▸ **Short problem**
Starting at the top of the entries below, write out each line up to and including the one containing "(w2) at (864,80)". Leave the pictures out.

▸ **Task input**
------------------------------

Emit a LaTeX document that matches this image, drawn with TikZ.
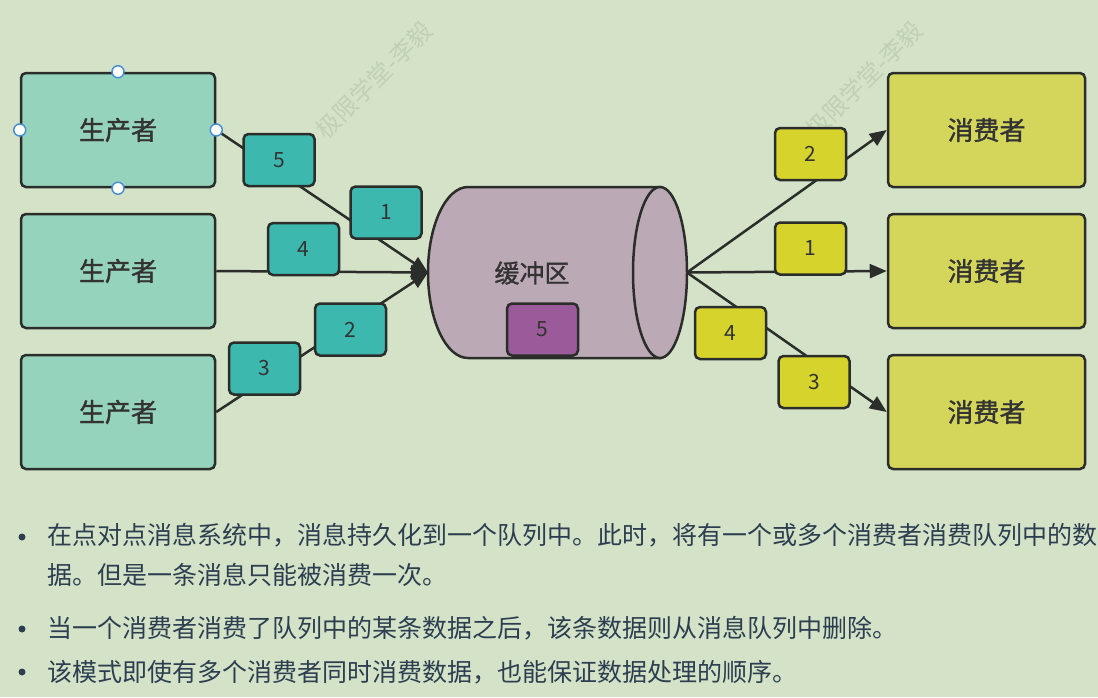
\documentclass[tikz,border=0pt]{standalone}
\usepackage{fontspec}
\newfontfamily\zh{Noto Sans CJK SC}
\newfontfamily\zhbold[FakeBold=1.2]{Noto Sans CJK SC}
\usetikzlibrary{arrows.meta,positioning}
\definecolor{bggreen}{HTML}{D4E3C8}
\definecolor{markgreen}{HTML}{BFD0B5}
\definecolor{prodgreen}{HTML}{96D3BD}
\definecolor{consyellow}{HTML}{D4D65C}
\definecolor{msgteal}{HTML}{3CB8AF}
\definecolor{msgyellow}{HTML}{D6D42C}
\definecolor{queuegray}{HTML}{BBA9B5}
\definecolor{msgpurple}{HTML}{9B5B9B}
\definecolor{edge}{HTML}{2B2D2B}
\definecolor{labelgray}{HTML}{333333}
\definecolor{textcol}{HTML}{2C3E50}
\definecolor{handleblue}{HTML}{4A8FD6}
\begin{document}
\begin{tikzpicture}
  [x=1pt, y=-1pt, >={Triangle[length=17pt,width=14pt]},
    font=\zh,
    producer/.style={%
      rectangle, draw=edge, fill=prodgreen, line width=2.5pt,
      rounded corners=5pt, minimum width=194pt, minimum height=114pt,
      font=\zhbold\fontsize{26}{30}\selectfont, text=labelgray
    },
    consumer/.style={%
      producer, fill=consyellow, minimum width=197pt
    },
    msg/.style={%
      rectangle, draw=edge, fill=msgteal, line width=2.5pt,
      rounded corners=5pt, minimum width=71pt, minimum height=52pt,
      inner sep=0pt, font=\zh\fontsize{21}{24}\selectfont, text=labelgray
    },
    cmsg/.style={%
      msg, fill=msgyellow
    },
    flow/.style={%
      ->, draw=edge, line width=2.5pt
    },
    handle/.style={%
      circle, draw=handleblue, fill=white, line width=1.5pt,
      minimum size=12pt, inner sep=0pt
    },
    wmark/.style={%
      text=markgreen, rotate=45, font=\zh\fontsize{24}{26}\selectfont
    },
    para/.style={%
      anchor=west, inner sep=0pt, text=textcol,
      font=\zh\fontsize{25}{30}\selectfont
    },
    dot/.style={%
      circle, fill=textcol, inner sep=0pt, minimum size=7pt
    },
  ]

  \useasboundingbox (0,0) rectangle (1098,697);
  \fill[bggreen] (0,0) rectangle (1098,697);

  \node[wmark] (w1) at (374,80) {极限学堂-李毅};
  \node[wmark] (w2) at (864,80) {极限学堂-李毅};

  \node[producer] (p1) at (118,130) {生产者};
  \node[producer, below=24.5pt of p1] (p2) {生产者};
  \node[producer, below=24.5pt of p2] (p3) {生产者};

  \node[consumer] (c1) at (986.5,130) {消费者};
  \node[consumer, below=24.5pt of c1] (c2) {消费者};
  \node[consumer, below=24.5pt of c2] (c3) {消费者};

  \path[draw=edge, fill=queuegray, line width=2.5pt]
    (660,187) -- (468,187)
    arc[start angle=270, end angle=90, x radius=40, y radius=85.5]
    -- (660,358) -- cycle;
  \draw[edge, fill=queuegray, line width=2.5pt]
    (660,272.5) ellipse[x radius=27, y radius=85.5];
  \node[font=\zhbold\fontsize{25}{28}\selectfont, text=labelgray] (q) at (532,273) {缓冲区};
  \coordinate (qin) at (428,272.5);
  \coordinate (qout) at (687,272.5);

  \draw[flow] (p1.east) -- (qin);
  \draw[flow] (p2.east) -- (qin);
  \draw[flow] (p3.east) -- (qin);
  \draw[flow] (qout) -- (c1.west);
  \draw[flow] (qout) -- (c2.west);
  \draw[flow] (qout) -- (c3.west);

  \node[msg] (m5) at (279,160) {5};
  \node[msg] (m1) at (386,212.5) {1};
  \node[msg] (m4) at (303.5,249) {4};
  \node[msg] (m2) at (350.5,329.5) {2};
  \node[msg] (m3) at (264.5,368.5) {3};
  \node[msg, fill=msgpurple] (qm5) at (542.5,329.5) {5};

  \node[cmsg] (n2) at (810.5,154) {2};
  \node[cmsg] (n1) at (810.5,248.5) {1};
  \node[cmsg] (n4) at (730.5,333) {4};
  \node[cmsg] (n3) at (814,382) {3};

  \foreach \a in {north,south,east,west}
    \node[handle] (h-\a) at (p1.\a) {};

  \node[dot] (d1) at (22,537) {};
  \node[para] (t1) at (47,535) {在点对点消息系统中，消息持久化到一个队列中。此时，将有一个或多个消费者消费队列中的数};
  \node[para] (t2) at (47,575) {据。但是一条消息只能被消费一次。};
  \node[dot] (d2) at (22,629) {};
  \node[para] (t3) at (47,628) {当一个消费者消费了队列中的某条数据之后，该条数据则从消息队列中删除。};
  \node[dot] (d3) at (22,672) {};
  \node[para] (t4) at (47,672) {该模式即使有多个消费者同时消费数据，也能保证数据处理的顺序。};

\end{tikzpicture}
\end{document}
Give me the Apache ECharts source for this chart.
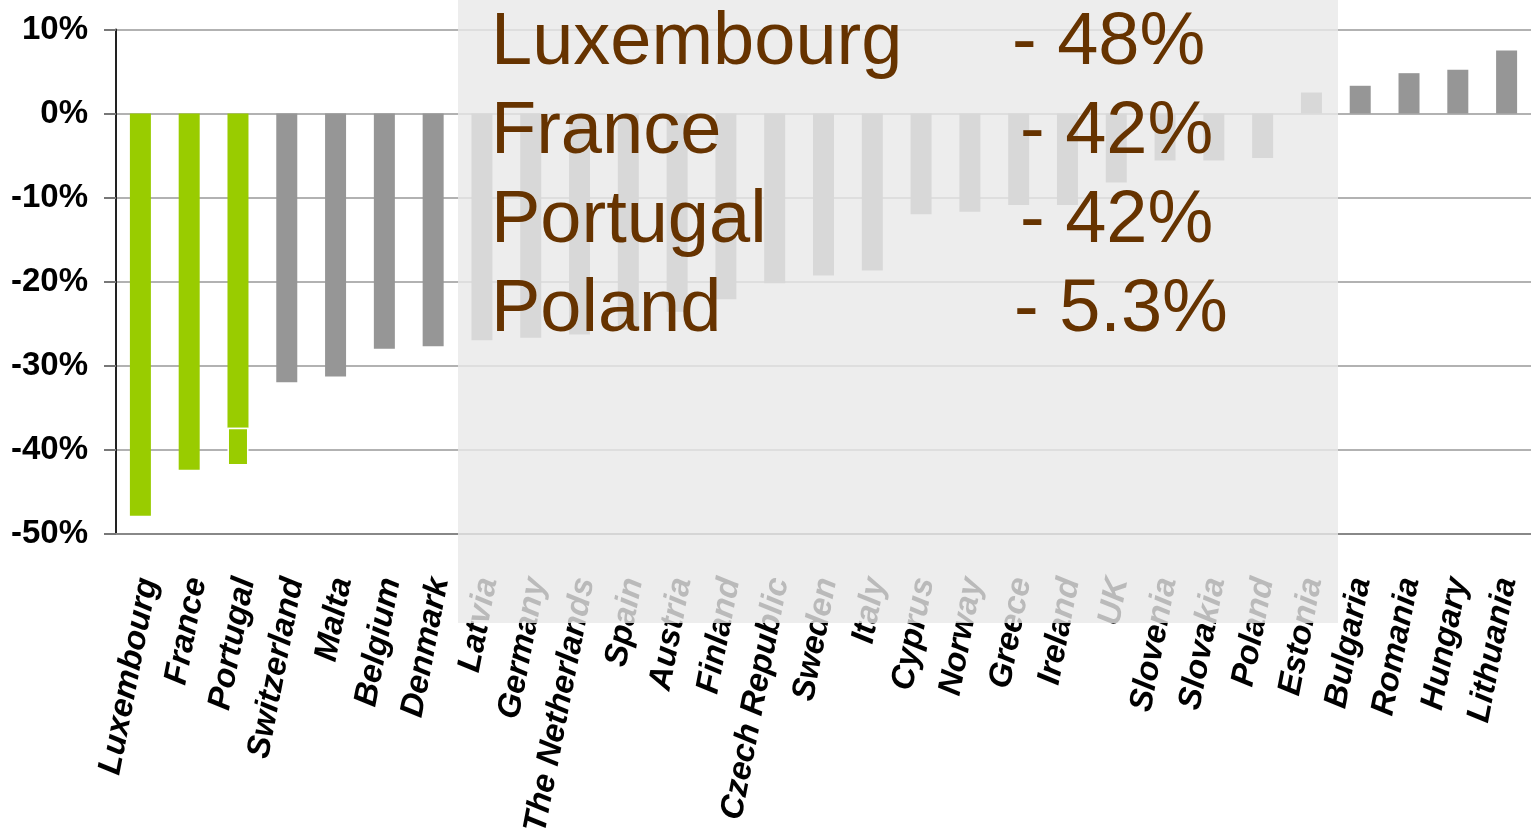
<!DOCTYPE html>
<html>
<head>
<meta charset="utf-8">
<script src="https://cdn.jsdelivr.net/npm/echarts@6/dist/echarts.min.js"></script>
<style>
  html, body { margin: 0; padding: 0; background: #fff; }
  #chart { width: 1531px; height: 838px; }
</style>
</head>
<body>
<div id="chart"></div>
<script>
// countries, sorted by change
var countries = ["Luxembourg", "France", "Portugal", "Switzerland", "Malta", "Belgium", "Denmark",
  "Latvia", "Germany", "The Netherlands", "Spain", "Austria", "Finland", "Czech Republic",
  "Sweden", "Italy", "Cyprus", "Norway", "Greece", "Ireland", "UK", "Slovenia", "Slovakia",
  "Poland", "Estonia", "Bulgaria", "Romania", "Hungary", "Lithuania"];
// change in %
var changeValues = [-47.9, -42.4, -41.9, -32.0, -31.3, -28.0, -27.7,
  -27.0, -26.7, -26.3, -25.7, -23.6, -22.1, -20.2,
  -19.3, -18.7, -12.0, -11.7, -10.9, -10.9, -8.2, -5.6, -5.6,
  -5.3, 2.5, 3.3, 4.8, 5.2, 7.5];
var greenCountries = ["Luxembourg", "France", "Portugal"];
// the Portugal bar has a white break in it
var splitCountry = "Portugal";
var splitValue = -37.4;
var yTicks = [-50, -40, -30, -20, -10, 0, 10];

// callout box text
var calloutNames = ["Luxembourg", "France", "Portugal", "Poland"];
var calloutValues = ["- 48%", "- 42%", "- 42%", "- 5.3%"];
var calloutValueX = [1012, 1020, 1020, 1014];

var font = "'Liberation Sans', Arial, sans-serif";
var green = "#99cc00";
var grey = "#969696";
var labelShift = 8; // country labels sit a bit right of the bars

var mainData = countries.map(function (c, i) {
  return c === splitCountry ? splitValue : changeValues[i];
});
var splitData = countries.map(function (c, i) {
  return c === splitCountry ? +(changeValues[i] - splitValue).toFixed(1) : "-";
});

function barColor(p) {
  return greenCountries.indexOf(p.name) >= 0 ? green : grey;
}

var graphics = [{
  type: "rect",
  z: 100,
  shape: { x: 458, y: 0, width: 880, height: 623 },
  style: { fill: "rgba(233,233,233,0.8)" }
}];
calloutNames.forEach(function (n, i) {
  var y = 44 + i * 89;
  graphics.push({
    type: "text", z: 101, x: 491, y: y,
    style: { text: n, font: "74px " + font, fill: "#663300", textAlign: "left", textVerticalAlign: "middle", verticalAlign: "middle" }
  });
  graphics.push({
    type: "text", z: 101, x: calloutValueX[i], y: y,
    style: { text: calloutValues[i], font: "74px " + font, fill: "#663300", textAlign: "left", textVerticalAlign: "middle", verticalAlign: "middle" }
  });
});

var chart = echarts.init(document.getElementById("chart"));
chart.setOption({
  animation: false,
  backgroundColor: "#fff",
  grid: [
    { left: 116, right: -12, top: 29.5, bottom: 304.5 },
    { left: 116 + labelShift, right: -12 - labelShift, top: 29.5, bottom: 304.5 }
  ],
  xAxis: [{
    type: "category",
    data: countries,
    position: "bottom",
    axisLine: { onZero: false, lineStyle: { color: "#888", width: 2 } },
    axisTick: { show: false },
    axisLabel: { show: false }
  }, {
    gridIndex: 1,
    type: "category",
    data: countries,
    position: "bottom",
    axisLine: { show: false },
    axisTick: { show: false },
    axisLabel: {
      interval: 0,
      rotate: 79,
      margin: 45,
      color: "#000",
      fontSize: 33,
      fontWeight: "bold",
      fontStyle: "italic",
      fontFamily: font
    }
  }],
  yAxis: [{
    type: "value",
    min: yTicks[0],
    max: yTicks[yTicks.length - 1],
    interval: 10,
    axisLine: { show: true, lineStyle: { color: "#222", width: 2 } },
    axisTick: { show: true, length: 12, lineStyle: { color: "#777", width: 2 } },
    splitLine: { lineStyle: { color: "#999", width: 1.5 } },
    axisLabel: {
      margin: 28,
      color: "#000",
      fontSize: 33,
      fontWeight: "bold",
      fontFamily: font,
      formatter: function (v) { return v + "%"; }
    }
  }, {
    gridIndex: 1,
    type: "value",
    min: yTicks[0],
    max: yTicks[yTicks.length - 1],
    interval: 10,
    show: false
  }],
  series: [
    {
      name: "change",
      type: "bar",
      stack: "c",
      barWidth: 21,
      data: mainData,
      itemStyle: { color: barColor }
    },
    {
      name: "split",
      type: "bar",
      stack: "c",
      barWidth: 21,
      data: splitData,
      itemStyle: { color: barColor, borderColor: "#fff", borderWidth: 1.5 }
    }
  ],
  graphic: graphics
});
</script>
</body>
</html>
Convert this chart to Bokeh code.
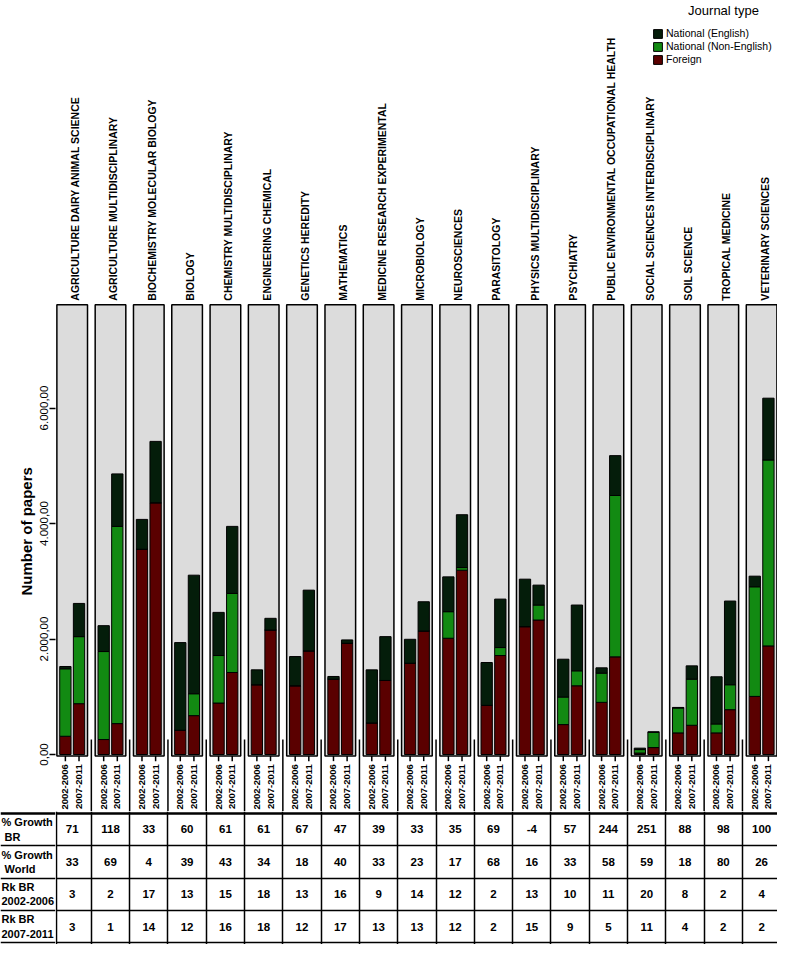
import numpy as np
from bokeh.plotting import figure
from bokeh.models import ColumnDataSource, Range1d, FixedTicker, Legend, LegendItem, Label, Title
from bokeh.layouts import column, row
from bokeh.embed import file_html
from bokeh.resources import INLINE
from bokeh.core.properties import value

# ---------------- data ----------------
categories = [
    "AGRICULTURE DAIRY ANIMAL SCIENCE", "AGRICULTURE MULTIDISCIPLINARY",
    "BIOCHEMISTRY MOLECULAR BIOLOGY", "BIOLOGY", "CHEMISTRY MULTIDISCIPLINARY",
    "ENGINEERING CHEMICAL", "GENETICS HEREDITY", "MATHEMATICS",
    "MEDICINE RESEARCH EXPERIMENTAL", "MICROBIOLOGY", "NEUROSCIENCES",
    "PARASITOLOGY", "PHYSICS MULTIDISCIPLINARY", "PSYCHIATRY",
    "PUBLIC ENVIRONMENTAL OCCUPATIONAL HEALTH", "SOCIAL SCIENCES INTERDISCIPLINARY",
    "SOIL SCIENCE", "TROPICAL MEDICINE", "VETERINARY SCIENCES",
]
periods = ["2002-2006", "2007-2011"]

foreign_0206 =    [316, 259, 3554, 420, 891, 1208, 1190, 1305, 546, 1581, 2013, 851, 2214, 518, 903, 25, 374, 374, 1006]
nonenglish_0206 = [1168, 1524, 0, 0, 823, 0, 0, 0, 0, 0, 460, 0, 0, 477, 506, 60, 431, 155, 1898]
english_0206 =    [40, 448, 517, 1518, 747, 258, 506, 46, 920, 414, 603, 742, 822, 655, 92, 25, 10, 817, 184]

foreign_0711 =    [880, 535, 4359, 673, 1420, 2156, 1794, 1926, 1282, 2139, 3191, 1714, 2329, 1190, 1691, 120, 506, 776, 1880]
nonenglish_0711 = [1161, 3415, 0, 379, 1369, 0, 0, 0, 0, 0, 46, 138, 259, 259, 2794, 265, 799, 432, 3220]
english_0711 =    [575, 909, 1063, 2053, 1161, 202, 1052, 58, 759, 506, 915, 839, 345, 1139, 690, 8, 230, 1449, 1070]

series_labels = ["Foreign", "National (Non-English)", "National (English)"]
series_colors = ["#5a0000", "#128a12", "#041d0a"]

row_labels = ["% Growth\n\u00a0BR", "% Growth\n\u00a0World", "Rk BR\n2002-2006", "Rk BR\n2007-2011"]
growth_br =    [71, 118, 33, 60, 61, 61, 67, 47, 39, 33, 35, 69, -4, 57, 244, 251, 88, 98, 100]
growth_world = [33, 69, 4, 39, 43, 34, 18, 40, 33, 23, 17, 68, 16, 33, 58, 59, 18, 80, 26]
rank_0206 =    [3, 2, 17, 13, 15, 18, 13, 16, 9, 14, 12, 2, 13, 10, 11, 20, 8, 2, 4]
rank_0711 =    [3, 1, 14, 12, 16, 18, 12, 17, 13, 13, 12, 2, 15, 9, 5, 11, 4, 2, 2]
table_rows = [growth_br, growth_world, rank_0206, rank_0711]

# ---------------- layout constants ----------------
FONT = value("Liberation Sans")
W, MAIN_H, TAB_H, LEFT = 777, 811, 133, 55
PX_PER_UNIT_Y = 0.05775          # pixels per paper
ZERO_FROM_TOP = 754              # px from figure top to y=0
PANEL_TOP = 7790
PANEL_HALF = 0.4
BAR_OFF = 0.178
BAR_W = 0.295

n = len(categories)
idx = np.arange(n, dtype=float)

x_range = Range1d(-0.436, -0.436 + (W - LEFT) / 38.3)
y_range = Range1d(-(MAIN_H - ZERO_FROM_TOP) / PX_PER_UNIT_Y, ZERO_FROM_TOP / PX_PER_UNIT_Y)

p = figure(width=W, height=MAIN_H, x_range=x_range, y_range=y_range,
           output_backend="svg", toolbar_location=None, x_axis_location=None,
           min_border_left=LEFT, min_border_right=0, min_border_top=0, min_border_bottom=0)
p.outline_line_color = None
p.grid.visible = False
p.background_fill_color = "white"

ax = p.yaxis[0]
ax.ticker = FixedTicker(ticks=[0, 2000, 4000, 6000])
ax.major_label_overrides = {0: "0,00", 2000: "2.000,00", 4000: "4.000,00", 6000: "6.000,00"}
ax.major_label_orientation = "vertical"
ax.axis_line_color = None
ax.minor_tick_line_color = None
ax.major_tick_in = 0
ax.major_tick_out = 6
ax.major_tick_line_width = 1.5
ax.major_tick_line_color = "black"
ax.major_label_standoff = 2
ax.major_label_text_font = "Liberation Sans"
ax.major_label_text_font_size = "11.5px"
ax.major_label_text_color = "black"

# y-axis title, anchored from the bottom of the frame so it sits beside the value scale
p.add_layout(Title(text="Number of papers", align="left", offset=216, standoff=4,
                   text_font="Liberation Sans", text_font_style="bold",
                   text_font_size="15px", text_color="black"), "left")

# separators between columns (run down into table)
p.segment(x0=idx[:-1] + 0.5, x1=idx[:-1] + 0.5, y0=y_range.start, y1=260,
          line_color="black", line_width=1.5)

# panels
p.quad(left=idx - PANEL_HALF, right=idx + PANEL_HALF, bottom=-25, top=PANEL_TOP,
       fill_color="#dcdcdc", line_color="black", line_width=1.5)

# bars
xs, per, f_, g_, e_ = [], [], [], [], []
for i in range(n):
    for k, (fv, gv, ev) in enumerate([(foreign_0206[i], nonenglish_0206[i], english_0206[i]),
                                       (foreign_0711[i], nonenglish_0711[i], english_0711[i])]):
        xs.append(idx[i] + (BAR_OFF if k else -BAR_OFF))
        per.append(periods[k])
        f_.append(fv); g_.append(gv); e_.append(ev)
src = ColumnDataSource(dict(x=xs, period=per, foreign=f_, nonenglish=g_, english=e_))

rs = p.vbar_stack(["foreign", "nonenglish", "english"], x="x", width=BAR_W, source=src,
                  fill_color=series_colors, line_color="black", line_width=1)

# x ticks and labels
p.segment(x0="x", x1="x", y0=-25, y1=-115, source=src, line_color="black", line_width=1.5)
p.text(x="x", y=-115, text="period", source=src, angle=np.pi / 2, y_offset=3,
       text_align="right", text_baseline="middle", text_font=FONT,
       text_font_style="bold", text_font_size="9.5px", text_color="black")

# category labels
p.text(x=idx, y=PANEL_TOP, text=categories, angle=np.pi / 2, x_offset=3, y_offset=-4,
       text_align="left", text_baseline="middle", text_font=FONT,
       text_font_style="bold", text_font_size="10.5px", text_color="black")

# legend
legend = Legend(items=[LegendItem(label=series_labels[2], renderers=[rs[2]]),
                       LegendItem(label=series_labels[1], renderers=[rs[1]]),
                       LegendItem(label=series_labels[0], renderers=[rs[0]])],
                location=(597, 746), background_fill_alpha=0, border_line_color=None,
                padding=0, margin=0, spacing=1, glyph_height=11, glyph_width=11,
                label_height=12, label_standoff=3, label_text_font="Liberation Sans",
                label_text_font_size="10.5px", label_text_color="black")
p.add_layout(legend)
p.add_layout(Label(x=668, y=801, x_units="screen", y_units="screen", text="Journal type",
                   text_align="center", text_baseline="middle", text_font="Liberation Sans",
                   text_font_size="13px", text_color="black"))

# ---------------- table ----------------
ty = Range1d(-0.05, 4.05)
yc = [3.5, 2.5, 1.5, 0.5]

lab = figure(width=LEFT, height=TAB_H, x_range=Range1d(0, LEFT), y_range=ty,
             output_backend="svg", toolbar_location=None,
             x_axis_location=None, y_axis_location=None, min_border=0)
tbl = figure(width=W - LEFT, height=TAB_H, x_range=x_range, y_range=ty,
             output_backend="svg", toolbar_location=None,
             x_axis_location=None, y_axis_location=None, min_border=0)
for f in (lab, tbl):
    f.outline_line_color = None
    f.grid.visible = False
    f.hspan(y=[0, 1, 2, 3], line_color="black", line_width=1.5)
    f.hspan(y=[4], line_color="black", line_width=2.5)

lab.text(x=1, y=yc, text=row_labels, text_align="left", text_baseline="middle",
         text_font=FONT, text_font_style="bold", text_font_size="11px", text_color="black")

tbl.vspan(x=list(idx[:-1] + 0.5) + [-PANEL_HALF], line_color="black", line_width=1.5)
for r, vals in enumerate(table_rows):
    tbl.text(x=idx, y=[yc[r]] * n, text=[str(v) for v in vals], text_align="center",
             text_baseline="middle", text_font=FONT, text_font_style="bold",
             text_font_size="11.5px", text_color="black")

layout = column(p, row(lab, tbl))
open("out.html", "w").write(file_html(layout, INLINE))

------------------------------

▸ **Output for this task**
Emit a LaTeX document that matches this image, drawn with TikZ.
\documentclass[tikz,border=0pt]{standalone}
\usepackage{fontspec}
\newfontfamily\zh{Noto Sans CJK SC}
\newfontfamily\zhbold[FakeBold=1.2]{Noto Sans CJK SC}
\usetikzlibrary{arrows.meta,positioning}
\definecolor{bggreen}{HTML}{D4E3C8}
\definecolor{markgreen}{HTML}{BFD0B5}
\definecolor{prodgreen}{HTML}{96D3BD}
\definecolor{consyellow}{HTML}{D4D65C}
\definecolor{msgteal}{HTML}{3CB8AF}
\definecolor{msgyellow}{HTML}{D6D42C}
\definecolor{queuegray}{HTML}{BBA9B5}
\definecolor{msgpurple}{HTML}{9B5B9B}
\definecolor{edge}{HTML}{2B2D2B}
\definecolor{labelgray}{HTML}{333333}
\definecolor{textcol}{HTML}{2C3E50}
\definecolor{handleblue}{HTML}{4A8FD6}
\begin{document}
\begin{tikzpicture}
  [x=1pt, y=-1pt, >={Triangle[length=17pt,width=14pt]},
    font=\zh,
    producer/.style={%
      rectangle, draw=edge, fill=prodgreen, line width=2.5pt,
      rounded corners=5pt, minimum width=194pt, minimum height=114pt,
      font=\zhbold\fontsize{26}{30}\selectfont, text=labelgray
    },
    consumer/.style={%
      producer, fill=consyellow, minimum width=197pt
    },
    msg/.style={%
      rectangle, draw=edge, fill=msgteal, line width=2.5pt,
      rounded corners=5pt, minimum width=71pt, minimum height=52pt,
      inner sep=0pt, font=\zh\fontsize{21}{24}\selectfont, text=labelgray
    },
    cmsg/.style={%
      msg, fill=msgyellow
    },
    flow/.style={%
      ->, draw=edge, line width=2.5pt
    },
    handle/.style={%
      circle, draw=handleblue, fill=white, line width=1.5pt,
      minimum size=12pt, inner sep=0pt
    },
    wmark/.style={%
      text=markgreen, rotate=45, font=\zh\fontsize{24}{26}\selectfont
    },
    para/.style={%
      anchor=west, inner sep=0pt, text=textcol,
      font=\zh\fontsize{25}{30}\selectfont
    },
    dot/.style={%
      circle, fill=textcol, inner sep=0pt, minimum size=7pt
    },
  ]

  \useasboundingbox (0,0) rectangle (1098,697);
  \fill[bggreen] (0,0) rectangle (1098,697);

  \node[wmark] (w1) at (374,80) {极限学堂-李毅};
  \node[wmark] (w2) at (864,80) {极限学堂-李毅};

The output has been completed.